= Exercise task =
Print the listing from its top line through the line containing "Chart.register(...registerables);", nothing more, and leave out the pictures.

= Available data =

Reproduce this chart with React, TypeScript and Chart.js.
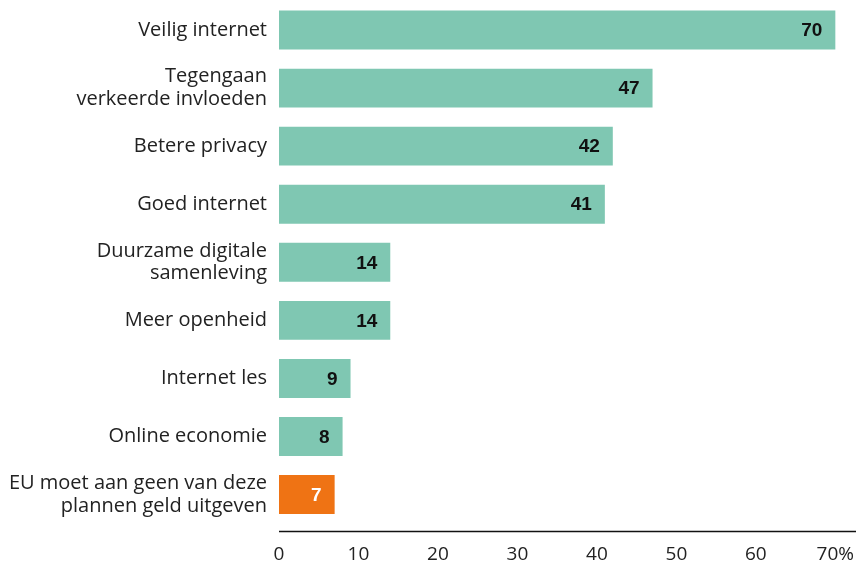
import React, { useEffect, useRef } from "react";
import { Chart, registerables } from "chart.js";

Chart.register(...registerables);

const categories: (string | string[])[] = [
  "Veilig internet",
  ["Tegengaan", "verkeerde invloeden"],
  "Betere privacy",
  "Goed internet",
  ["Duurzame digitale", "samenleving"],
  "Meer openheid",
  "Internet les",
  "Online economie",
  ["EU moet aan geen van deze", "plannen geld uitgeven"],
];
const values = [70, 47, 42, 41, 14, 14, 9, 8, 7];
const barColors = [
  "#7fc7b2", "#7fc7b2", "#7fc7b2", "#7fc7b2", "#7fc7b2",
  "#7fc7b2", "#7fc7b2", "#7fc7b2", "#ef7314",
];
const labelColors = [
  "#111111", "#111111", "#111111", "#111111", "#111111",
  "#111111", "#111111", "#111111", "#ffffff",
];
const xTicks = [0, 10, 20, 30, 40, 50, 60, 70];

const LABEL_FONT = "'Open Sans', 'Noto Sans', sans-serif";

const valueLabels = {
  id: "valueLabels",
  afterDatasetsDraw(chart: any) {
    const ctx = chart.ctx;
    const meta = chart.getDatasetMeta(0);
    ctx.save();
    ctx.font = "bold 19px 'Liberation Sans', Arial, sans-serif";
    ctx.textAlign = "right";
    ctx.textBaseline = "middle";
    meta.data.forEach((bar: any, i: number) => {
      ctx.fillStyle = labelColors[i];
      ctx.fillText(String(values[i]), bar.x - 13, bar.y + 1);
    });
    ctx.restore();
  },
};

const axisLine = {
  id: "axisLine",
  afterDraw(chart: any) {
    const ctx = chart.ctx;
    const xs = chart.scales.x;
    const y = chart.chartArea.bottom + 8;
    ctx.save();
    ctx.strokeStyle = "#111111";
    ctx.lineWidth = 1.5;
    ctx.beginPath();
    ctx.moveTo(xs.left, y);
    ctx.lineTo(xs.right, y);
    ctx.stroke();
    ctx.restore();
  },
};

export default function App() {
  const ref = useRef<HTMLCanvasElement>(null);
  useEffect(() => {
    if (!ref.current) return;
    const chart = new Chart(ref.current, {
      type: "bar",
      data: {
        labels: categories,
        datasets: [
          {
            data: values,
            backgroundColor: barColors,
            categoryPercentage: 1,
            barPercentage: 0.67,
          },
        ],
      },
      options: {
        indexAxis: "y",
        responsive: false,
        animation: false,
        layout: { padding: { top: 1, right: 6, left: 0, bottom: 0 } },
        plugins: { legend: { display: false }, tooltip: { enabled: false } },
        scales: {
          x: {
            min: 0,
            max: 72.6,
            grid: { display: false, drawTicks: false },
            border: { display: false },
            afterBuildTicks: (scale: any) => {
              scale.ticks = xTicks.map((v) => ({ value: v }));
            },
            afterFit: (scale: any) => {
              scale.height = 40.4;
              scale.paddingLeft = 0;
              scale.paddingRight = 0;
            },
            ticks: {
              padding: 20,
              maxRotation: 0,
              color: "#222222",
              font: { family: LABEL_FONT, size: 19 },
              callback: (v: any) => (v === 70 ? "70%" : String(v)),
            },
          },
          y: {
            grid: { display: false, drawTicks: false },
            border: { display: false },
            afterFit: (scale: any) => {
              scale.width = 279;
              scale.paddingTop = 0;
              scale.paddingBottom = 0;
            },
            ticks: {
              padding: 12,
              color: "#222222",
              font: { family: LABEL_FONT, size: 20, lineHeight: 1.14 },
            },
          },
        },
      },
      plugins: [valueLabels, axisLine],
    });
    return () => chart.destroy();
  }, []);
  return (
    <div style={{ position: "fixed", left: 0, top: 0, width: 862, height: 564, background: "#fff" }}>
      <canvas ref={ref} width={862} height={564} />
    </div>
  );
}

= Solved exercise =
Reproduce this chart with React, TypeScript and Chart.js.
import React, { useEffect, useRef } from "react";
import { Chart, registerables } from "chart.js";

Chart.register(...registerables);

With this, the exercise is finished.